● Instruction: Retype only what runs from the first line of the listing to the line holding "packet_sizes = list(range(50, 501, 10))", both included. Do not retype the pictures.

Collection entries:
• • • • • • •
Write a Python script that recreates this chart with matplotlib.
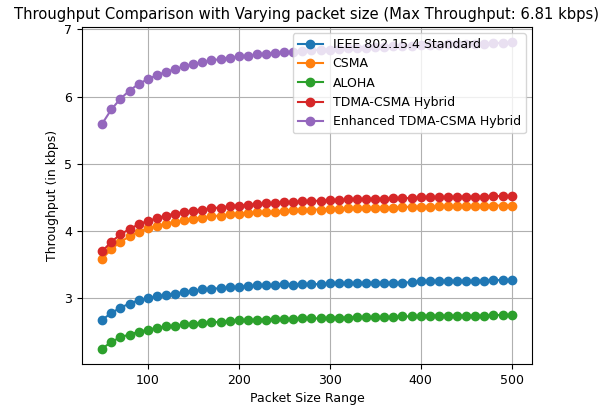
import numpy as np
import matplotlib
matplotlib.use('Agg')
import matplotlib.pyplot as plt

packet_sizes = list(range(50, 501, 10))

ieee = [2.68, 2.78, 2.86, 2.92, 2.97, 3.00, 3.03, 3.05, 3.07, 3.09,
        3.11, 3.13, 3.14, 3.15, 3.16, 3.17, 3.18, 3.19, 3.19, 3.20,
        3.21, 3.20, 3.21, 3.21, 3.21, 3.22, 3.22, 3.22, 3.22, 3.23,
        3.23, 3.23, 3.23, 3.23, 3.24, 3.25, 3.25, 3.25, 3.25, 3.25,
        3.25, 3.25, 3.26, 3.27, 3.27, 3.27]
csma = [3.59, 3.73, 3.84, 3.92, 3.99, 4.04, 4.08, 4.11, 4.14, 4.16,
        4.18, 4.20, 4.22, 4.23, 4.25, 4.26, 4.27, 4.28, 4.29, 4.29,
        4.30, 4.31, 4.31, 4.32, 4.32, 4.33, 4.33, 4.34, 4.34, 4.34,
        4.35, 4.35, 4.35, 4.36, 4.36, 4.36, 4.36, 4.37, 4.37, 4.37,
        4.37, 4.37, 4.38, 4.38, 4.38, 4.38]
aloha = [2.25, 2.35, 2.42, 2.46, 2.50, 2.53, 2.56, 2.58, 2.59, 2.61,
         2.62, 2.63, 2.64, 2.65, 2.66, 2.67, 2.67, 2.68, 2.68, 2.69,
         2.69, 2.69, 2.70, 2.70, 2.70, 2.71, 2.71, 2.71, 2.72, 2.72,
         2.72, 2.72, 2.72, 2.73, 2.73, 2.74, 2.74, 2.74, 2.74, 2.74,
         2.74, 2.74, 2.74, 2.75, 2.75, 2.75]
tdma_csma = [3.70, 3.84, 3.95, 4.03, 4.10, 4.15, 4.19, 4.23, 4.26, 4.28,
             4.30, 4.32, 4.34, 4.35, 4.37, 4.38, 4.39, 4.40, 4.41, 4.42,
             4.43, 4.43, 4.44, 4.45, 4.45, 4.46, 4.46, 4.47, 4.47, 4.48,
             4.48, 4.48, 4.49, 4.49, 4.49, 4.50, 4.50, 4.50, 4.50, 4.51,
             4.51, 4.51, 4.51, 4.52, 4.52, 4.52]
enhanced = [5.60, 5.81, 5.97, 6.09, 6.19, 6.26, 6.32, 6.37, 6.41, 6.45,
            6.48, 6.51, 6.54, 6.56, 6.58, 6.60, 6.61, 6.63, 6.64, 6.65,
            6.66, 6.67, 6.68, 6.69, 6.70, 6.70, 6.71, 6.72, 6.73, 6.73,
            6.74, 6.74, 6.75, 6.76, 6.76, 6.77, 6.77, 6.77, 6.78, 6.78,
            6.79, 6.79, 6.79, 6.80, 6.80, 6.81]

series = [('IEEE 802.15.4 Standard', ieee),
          ('CSMA', csma),
          ('ALOHA', aloha),
          ('TDMA-CSMA Hybrid', tdma_csma),
          ('Enhanced TDMA-CSMA Hybrid', enhanced)]

max_tp = max(max(s) for _, s in series)

fig, ax = plt.subplots(figsize=(6.06, 4.08), dpi=100)
fig.subplots_adjust(left=0.135, right=0.878, bottom=0.108, top=0.934)

for name, vals in series:
    ax.plot(packet_sizes, vals, marker='o', label=name)

ax.set_title(f'Throughput Comparison with Varying packet size (Max Throughput: {max_tp:.2f} kbps)', fontsize=10.6)
ax.set_xlabel('Packet Size Range', fontsize=9)
ax.set_ylabel('Throughput (in kbps)', fontsize=9)
ax.tick_params(labelsize=9)
ax.grid(True)
ax.legend(loc='upper right', fontsize=9)

plt.savefig('out.png', dpi=100)
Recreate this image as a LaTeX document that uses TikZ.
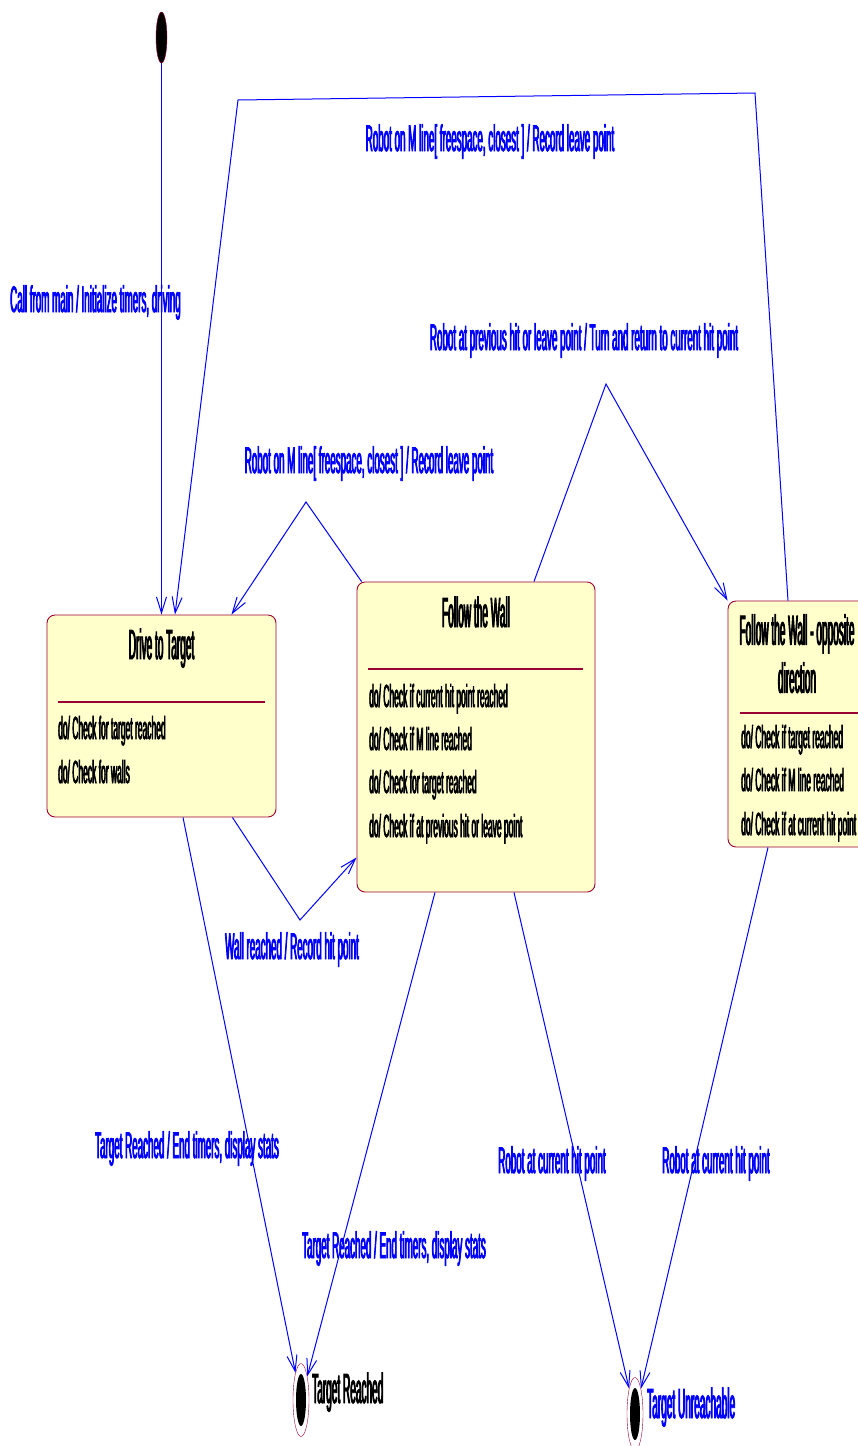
• • • • • • •
● Solution to the exercise:
Write a Python script that recreates this chart with matplotlib.
import numpy as np
import matplotlib
matplotlib.use('Agg')
import matplotlib.pyplot as plt

packet_sizes = list(range(50, 501, 10))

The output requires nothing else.